Fra i vincitori indiscussi di questo periodo c’è sicuramente Silvio Berlusconi, che ha saputo approfittare come pochi di questa impasse creata dal ritiro dell’appoggio al Conte-bis da parte di Renzi per insediarsi di nuovo al Governo con tre vecchie “conoscenze”: Renato Brunetta, MariaStella Gelmini e Mara Carfagna. Dei tre indubbiamente quella che ha lavorato meglio in passato (perché a dirla tutta la Gelmini, ora Ministra per gli Affari Regionali, è ricordata come una delle peggiori ministre della Pubblica Istruzione) è stata la Carfagna, che sul tema delle Pari Opportunità (dove è finita Elena Bonetti di Italia Viva) e la violenza di genere, sia come ministro sia come presidente della Commissione dedicata, ha fatto un lavoro egregio. Desta, però, qualche perplessità la sua nomina a “Ministro del Sud”, dove non capiamo bene quali competenze possa effettivamente avere e dove Provenzano non stava facendo male. Visto che molti ministeri sono stati scelti anche nel segno della continuità (da Di Maio agli Esteri a Speranza alla Salute, da Franceschini alla Cultura a D’Incà ai Rapporti con il Parlamento per arrivare alla Lamorgese agli Interni) forse poteva essere concessa anche a Provenzano la possibilità di proseguire il suo buon lavoro per un territorio, quello del Mezzogiorno, con atavici problemi economici, sociali, infrastrutturali e culturali, e magari impiegata la Carfagna in un ruolo più adatto alla sua esperienza.
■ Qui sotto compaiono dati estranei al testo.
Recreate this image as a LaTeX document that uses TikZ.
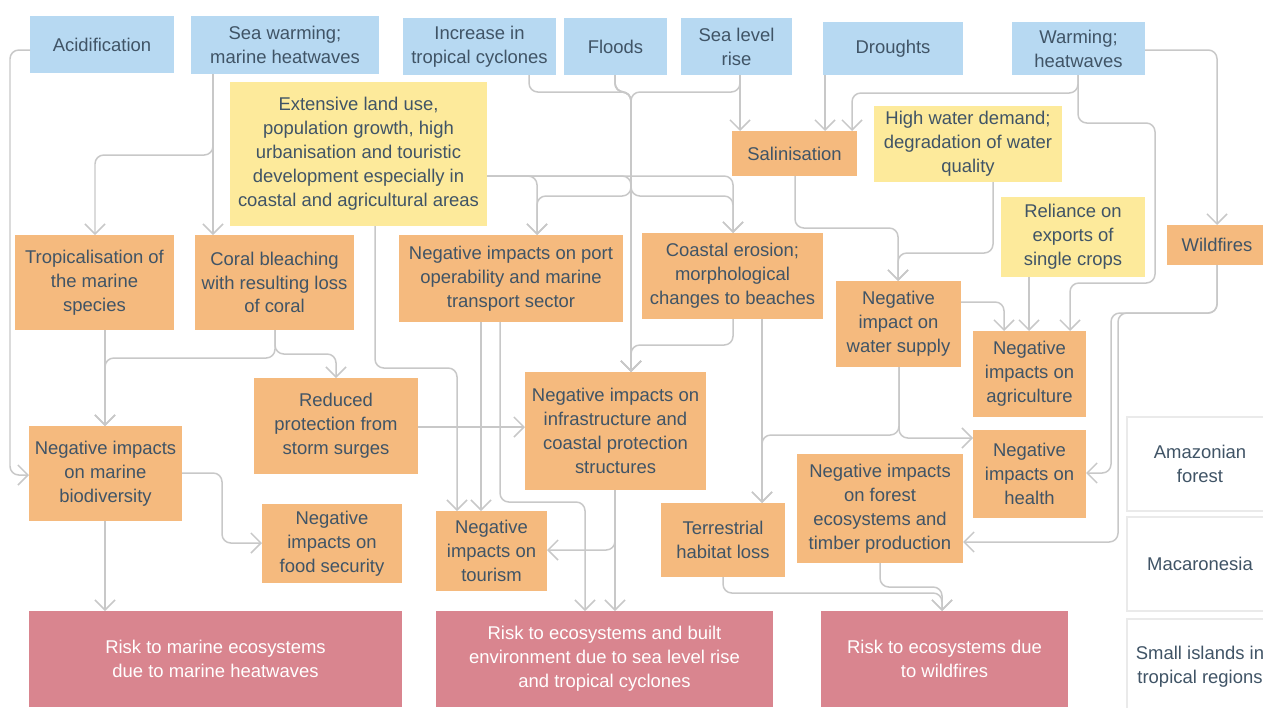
\documentclass[tikz,border=0pt]{standalone}
\usepackage{fontspec}
\setmainfont{Liberation Sans}
\usetikzlibrary{arrows.meta}

\definecolor{hazard}{RGB}{183,217,242}
\definecolor{driver}{RGB}{253,234,155}
\definecolor{impact}{RGB}{245,186,126}
\definecolor{risk}{RGB}{217,133,143}
\definecolor{ink}{RGB}{64,84,102}
\definecolor{wire}{RGB}{200,200,200}
\definecolor{frame}{RGB}{234,234,234}

% box given by its corners in pixel units (x1,y1) (x2,y2)
\newcommand\placebox[7]{%
  \node[box,#2,minimum width={(#5-#3)*0.02cm},minimum height={(#6-#4)*0.02cm}]
    (#1) at ({(#3+#5)/2},{(#4+#6)/2}) {#7};}

\tikzset{
  box/.style={inner sep=1pt, outer sep=0pt, align=center, text=ink,
    font=\fontsize{10.5}{13.6}\selectfont},
  haz/.style={fill=hazard},
  drv/.style={fill=driver},
  imp/.style={fill=impact},
  rsk/.style={fill=risk, text=white},
  region/.style={fill=white, draw=frame, line width=0.8pt},
  conn/.style={draw=wire, line width=0.85pt, rounded corners=5pt},
  arr/.style={conn, -{Straight Barb[length=0.2cm,width=0.4cm]}},
}

\begin{document}
\begin{tikzpicture}[x=0.02cm, y=-0.02cm]
\useasboundingbox (0,0) rectangle (1263,707);

% hazards
\placebox{acid}{haz}{30}{16}{174}{73}{Acidification}
\placebox{seaw}{haz}{191}{16}{379}{74}{Sea warming;\\marine heatwaves}
\placebox{cycl}{haz}{403}{18}{556}{75}{Increase in\\tropical cyclones}
\placebox{flood}{haz}{564}{18}{667}{75}{Floods}
\placebox{slr}{haz}{681}{18}{792}{75}{Sea level\\rise}
\placebox{drought}{haz}{823}{22}{963}{75}{Droughts}
\placebox{warm}{haz}{1012}{22}{1145}{75}{Warming;\\heatwaves}

% drivers
\placebox{land}{drv}{230}{82}{487}{226}{Extensive land use,\\population growth, high\\urbanisation and touristic\\development especially in\\coastal and agricultural areas}
\placebox{hwd}{drv}{874}{106}{1062}{182}{High water demand;\\degradation of water\\quality}
\placebox{reli}{drv}{1001}{197}{1145}{277}{Reliance on\\exports of\\single crops}

% impacts
\placebox{salin}{imp}{732}{131}{857}{176}{Salinisation}
\placebox{wild}{imp}{1167}{225}{1267}{265}{Wildfires}
\placebox{trop}{imp}{15}{235}{174}{330}{Tropicalisation of\\the marine\\species}
\placebox{coral}{imp}{195}{235}{354}{330}{Coral bleaching\\with resulting loss\\of coral}
\placebox{port}{imp}{399}{235}{623}{322}{Negative impacts on port\\operability and marine\\transport sector}
\placebox{coast}{imp}{642}{233}{823}{319}{Coastal erosion;\\morphological\\changes to beaches}
\placebox{water}{imp}{836}{281}{961}{367}{Negative\\impact on\\water supply}
\placebox{agri}{imp}{973}{331}{1086}{417}{Negative\\impacts on\\agriculture}
\placebox{health}{imp}{973}{430}{1086}{518}{Negative\\impacts on\\health}
\placebox{forest}{imp}{797}{454}{963}{563}{Negative impacts\\on forest\\ecosystems and\\timber production}
\placebox{reduced}{imp}{254}{378}{418}{474}{Reduced\\protection from\\storm surges}
\placebox{mbio}{imp}{29}{426}{182}{521}{Negative impacts\\on marine\\biodiversity}
\placebox{food}{imp}{262}{504}{402}{583}{Negative\\impacts on\\food security}
\placebox{tour}{imp}{436}{511}{547}{591}{Negative\\impacts on\\tourism}
\placebox{terr}{imp}{661}{503}{785}{577}{Terrestrial\\habitat loss}
\placebox{infra}{imp}{525}{372}{706}{490}{Negative impacts on\\infrastructure and\\coastal protection\\structures}

% key risks
\placebox{riska}{rsk}{29}{611}{402}{707}{Risk to marine ecosystems\\due to marine heatwaves}
\placebox{riskb}{rsk}{436}{611}{773}{707}{Risk to ecosystems and built\\environment due to sea level rise\\and tropical cyclones}
\placebox{riskc}{rsk}{821}{611}{1068}{707}{Risk to ecosystems due\\to wildfires}

% regions
\placebox{amaz}{region}{1127}{417}{1273}{511}{Amazonian\\forest}
\placebox{maca}{region}{1127}{517}{1273}{611}{Macaronesia}
\placebox{isles}{region}{1127}{619}{1273}{715}{Small islands in\\tropical regions}

% marine chain
\draw[arr] (acid.west |- 0,50) -- (10,50) -- (10,475) -- (mbio.west |- 0,475);
\draw[arr] (seaw.south -| 213,0) -- (coral.north -| 213,0);
\draw[arr] (seaw.south -| 213,0) -- (213,155) -- (95,155) -- (trop.north -| 95,0);
\draw[arr] (trop.south -| 105,0) -- (mbio.north -| 105,0);
\draw[arr] (coral.south -| 275,0) -- (275,358) -- (105,358) -- (mbio.north -| 105,0);
\draw[arr] (coral.south -| 275,0) -- (275,354) -- (336,354) -- (reduced.north -| 336,0);
\draw[arr] (mbio.east |- 0,473) -- (222,473) -- (222,543) -- (food.west |- 0,543);
\draw[arr] (mbio.south -| 105,0) -- (riska.north -| 105,0);
\draw[arr] (reduced.east |- 0,427) -- (infra.west |- 0,427);

% land use driver
\draw[arr] (land.east |- 0,176) -- (537,176) -- (port.north -| 537,0);
\draw[arr] (land.east |- 0,176) -- (631,176) -- (infra.north -| 631,0);
\draw[arr] (land.east |- 0,176) -- (733,176) -- (coast.north -| 733,0);
\draw[arr] (land.south -| 375,0) -- (375,368) -- (457,368) -- (tour.north -| 457,0);

% coastal hazards
\draw[arr] (cycl.south -| 529,0) -- (529,92) -- (631,92) -- (infra.north -| 631,0);
\draw[arr] (flood.south -| 615,0) -- (615,92) -- (631,92) -- (infra.north -| 631,0);
\draw[arr] (slr.south -| 740,0) -- (740,92) -- (631,92) -- (infra.north -| 631,0);
\draw[arr] (flood.south -| 615,0) -- (615,92) -- (631,92) -- (631,196) -- (537,196) -- (port.north -| 537,0);
\draw[arr] (flood.south -| 615,0) -- (615,92) -- (631,92) -- (631,196) -- (733,196) -- (coast.north -| 733,0);
\draw[arr] (slr.south -| 740,0) -- (salin.north -| 740,0);
\draw[arr] (coast.south -| 733,0) -- (733,345) -- (631,345) -- (infra.north -| 631,0);
\draw[arr] (coast.south -| 762,0) -- (terr.north -| 762,0);

% water and heat
\draw[arr] (drought.south -| 825,0) -- (salin.north -| 825,0);
\draw[arr] (warm.south -| 1078,0) -- (1078,93) -- (852,93) -- (salin.north -| 852,0);
\draw[arr] (warm.east |- 0,50) -- (1217,50) -- (wild.north -| 1217,0);
\draw[arr] (warm.south -| 1078,0) -- (1078,123) -- (1155,123) -- (1155,283) -- (1070,283) -- (agri.north -| 1070,0);
\draw[arr] (salin.south -| 795,0) -- (795,228) -- (898,228) -- (water.north -| 898,0);
\draw[arr] (hwd.south -| 993,0) -- (993,253) -- (898,253) -- (water.north -| 898,0);
\draw[arr] (water.east |- 0,302) -- (1004,302) -- (agri.north -| 1004,0);
\draw[arr] (reli.south -| 1029,0) -- (agri.north -| 1029,0);
\draw[arr] (water.south -| 899,0) -- (899,435) -- (762,435) -- (terr.north -| 762,0);
\draw[arr] (water.south -| 899,0) -- (899,438) -- (health.west |- 0,438);
\draw[arr] (wild.south -| 1217,0) -- (1217,313) -- (1111,313) -- (1111,473) -- (health.east |- 0,473);
\draw[arr] (wild.south -| 1217,0) -- (1217,313) -- (1118,313) -- (1118,542) -- (forest.east |- 0,542);

% towards the key risks
\draw[arr] (port.south -| 481,0) -- (tour.north -| 481,0);
\draw[arr] (port.south -| 500,0) -- (500,502) -- (585,502) -- (riskb.north -| 585,0);
\draw[arr] (infra.south -| 615,0) -- (riskb.north -| 615,0);
\draw[arr] (infra.south -| 615,0) -- (615,550) -- (tour.east |- 0,550);
\draw[arr] (forest.south -| 880,0) -- (880,587) -- (942,587) -- (riskc.north -| 942,0);
\draw[arr] (terr.south -| 723,0) -- (723,593) -- (942,593) -- (riskc.north -| 942,0);
\end{tikzpicture}
\end{document}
Ma si sa, il manuale Cencelli alla fine torna sempre a galla in queste occasioni, anche se a farne le spese sono sempre gli stessi: i cittadini. E a proposito di questo nella compagine di Draghi prevale la componente settentrionale (tre ministri su quattro), a differenza di quanto è accaduto con Conte, dove a prevalere era quella meridionale. La base storica della Lega (che, fra gli altri, dopo una vita trascorsa nelle retrovie come uomo ombra dei vari Maroni e Salvini, porta finalmente al Governo Giancarlo Giorgetti, Ministro per lo Sviluppo Economico), ne sarà senz’altro contenta.

In ogni caso inizia oggi una nuova e fondamentale fase per la storia del nostro Paese. Quella destinata a investire nel miglior modo possibile l’ingente quantità di denaro che arriverà da Bruxelles. Dopo qualche tentennamento iniziale, tutti o quasi hanno deciso di partecipare a questa “grande ammucchiata”. Tutti tranne Giorgia Meloni, che con Fratelli d’Italia ha deciso di rimanere all’opposizione, con una (probabilmente finta?) spaccatura nel centro-destra. Della serie Berlusconi e Salvini, per molti aspetti all’ultima spiaggia, danno un colpo al cerchio, mentre la pasdaran della destra italiana dà un colpo alla botte. Che comunque vada sarà un successo. La Meloni, in fondo, ha puntato ancora una volta a distinguersi da questo Governo e a rimarcare la sua coerenza, a dispetto di tutti gli altri partiti che parteciperanno a questa “strana” coalizione trasversale. Un azzardo, forse. Essendo, però, da tutti i sondaggisti data in piena ascesa di consensi forse era l’unica che poteva davvero permetterselo, rischiando un po’ ma in fondo nemmeno troppo. Se le cose andranno bene per Draghi (e quindi per l’Italia) lei non perderà di certo il suo elettorato, da sempre il più “duro e puro” nella coalizione di centro destra. Ma se le cose, speriamo di no, dovessero invece andare meno bene del previsto per lei si profila all’orizzonte un triplo salto carpiato in avanti. E in vista delle elezioni del 2023, non più così lontane, tutto sommato non è poco.